When it comes to collecting money from your late-paying customers, it is not just incredibly frustrating it is also demoralising – and this is especially true for smaller businesses. Unfortunately, most businesses are likely to encounter this at some stage.
It is more damaging for freelancers too, regardless of how large and profitable their client list may be. These section of the business world is also much more likely to encounter late payers. The Freelancers Union says that 71% of freelance workers will struggle with late-paying clients at some point.
Some steps can be taken, however, to help you recover payments from late-paying customers.
- Polite reminder emails
The first step that it is recommended you take when a customer’s payment is overdue, is to send a polite email to give them a gentle reminder.
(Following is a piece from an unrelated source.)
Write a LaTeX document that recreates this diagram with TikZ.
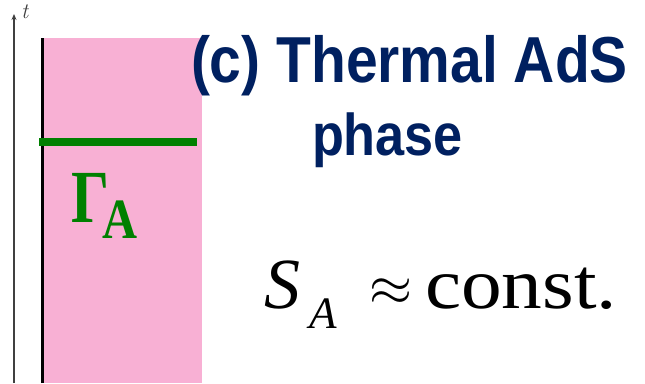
\documentclass[tikz,border=0pt]{standalone}
\usepackage{fontspec}
\usepackage{graphicx}
\usetikzlibrary{arrows.meta}
\newfontfamily\titlefont{Liberation Sans}
\newfontfamily\timesfont{Liberation Serif}
\definecolor{pinkfill}{RGB}{248,176,212}
\definecolor{navy}{RGB}{0,32,96}
\definecolor{gline}{RGB}{0,128,0}
\definecolor{axisgray}{RGB}{64,64,64}
\tikzset{
  txt/.style={inner sep=0pt, outer sep=0pt, anchor=base west},
  titletxt/.style={txt, text=navy},
  greentxt/.style={txt, text=gline},
}
\begin{document}
\begin{tikzpicture}[x=1pt,y=-1pt]
\useasboundingbox (0,0) rectangle (645,383);
% pink region
\fill[pinkfill] (42,38) rectangle (202,383);
% boundary
\coordinate (bt) at (42,38);
\coordinate (bb) at (42,383);
\draw[line width=3pt, black] (bb) -- (bt);
% time axis
\coordinate (ab) at (14,383);
\coordinate (at) at (14,14);
\draw[axisgray, line width=1.3pt, -{Stealth[length=6pt,width=5pt]}] (ab) -- (at);
\node[txt, text=axisgray] (tlab) at (21,18) {\fontsize{22}{24}\selectfont\itshape t};
% green line
\coordinate (gl) at (39,142);
\coordinate (gr) at (197,142);
\draw[gline, line width=7.5pt] (gl) -- (gr);
% Gamma_A
\node[greentxt] (gam) at (71,222) {\timesfont\bfseries\resizebox{38pt}{\height}{\fontsize{75}{80}\selectfont Γ}\kern-7pt\raisebox{-16pt}{\resizebox{35pt}{\height}{\fontsize{57}{60}\selectfont A}}};
% title
\node[titletxt] (title1) at (191,82) {\resizebox{437pt}{\height}{\titlefont\bfseries\fontsize{65}{70}\selectfont (c) Thermal AdS}};
\node[titletxt] (title2) at (312,155) {\resizebox{151pt}{\height}{\titlefont\bfseries\fontsize{59}{64}\selectfont phase}};
% formula
\node[txt] (S) at (264,308) {\timesfont\itshape\fontsize{72}{76}\selectfont S\kern9pt\raisebox{-20pt}{\fontsize{45}{48}\selectfont A}};
\node[inner sep=0pt] (approx) at (391,292) {\resizebox{43pt}{!}{\timesfont $\approx$}};
\node[txt] (const) at (425,308) {\resizebox{192pt}{\height}{\timesfont\fontsize{72}{76}\selectfont const.}};
\end{tikzpicture}
\end{document}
Perhaps the best moment to send a reminder is right after the due date, as in the next day.
An email template can help a great deal with this, prepared and ready and as polite and professional as possible. This template can then be personalised to each customer, as needed.
Items that should be included are the date the payment was due, the payment methods that you accept. If any late payments fees may be included in your terms, gently remind of those too.
Of course, it is always a good idea to attach the original email also for reference.
Give them a call
If you do not have any success with reminder emails, then the next step needs to be simply giving them a call. Taking the reminders as inspiration, be polite and friendly. Ask the customer if there is a specific issue that has caused the payment prevention.
Try to work out a solution between yourselves – it could be a simple issue a payment not getting through for some reason. If possible, try and secure payment while you are over the telephone via a credit card. Failing that, get your client to agree to a specific payment date.
Stop work on their projects
If previous steps have met with resistance or just ignored emails, calls or payment is simply still not forthcoming, then stop work. Nobody is here to work for free and by stopping work until you are paid, the customer has added incentive.
By paying, their projects can continue and you are not wasting your time or losing more money because of an unreliable client.
Speak to a debt recovery agency
Getting outside help in collecting the money that you are owed can be a good way of getting back some, if not all, of the missed payment(s).
Using a collection agency can save you a lot of headaches and stress, knowing that professionals are on the case on your behalf. When customers have professional debt recovery officers at the door, they are much more likely to make payments.
Consider a small claims court
If the amount that you are owed is not too great (up to £10,000) then another option, if you prefer a court claim, making an application through the small claims court may be the option for you. Fees for small claims are relatively inexpensive, so they can be a cost-effective solution to your payment woes.
Another attractive feature of the small claims court is that you do not need legal representation, although it is certainly permitted if that’s what you want.
Protecting yourself in the future
In the future, to protect yourself, you may want to consider taking a couple of preventative action.
- Take deposits
- Ask for total payment before work starts
When requesting deposits, it is commonplace to ask for between 25% to 50% of the total fee before you begin work. Alternatively, if the amount that will come due, is not so large, then many smaller businesses will ask for full payment upfront – this is normal practice and nothing to be embarrassed about requesting after all this is normal procedure when ordering anything online.
Late paying customers can be stressful, not to mention potentially damaging for your business. The advice and tips outlined here just might help you to get the money that you are owed, as well as help prevent loss in the future too.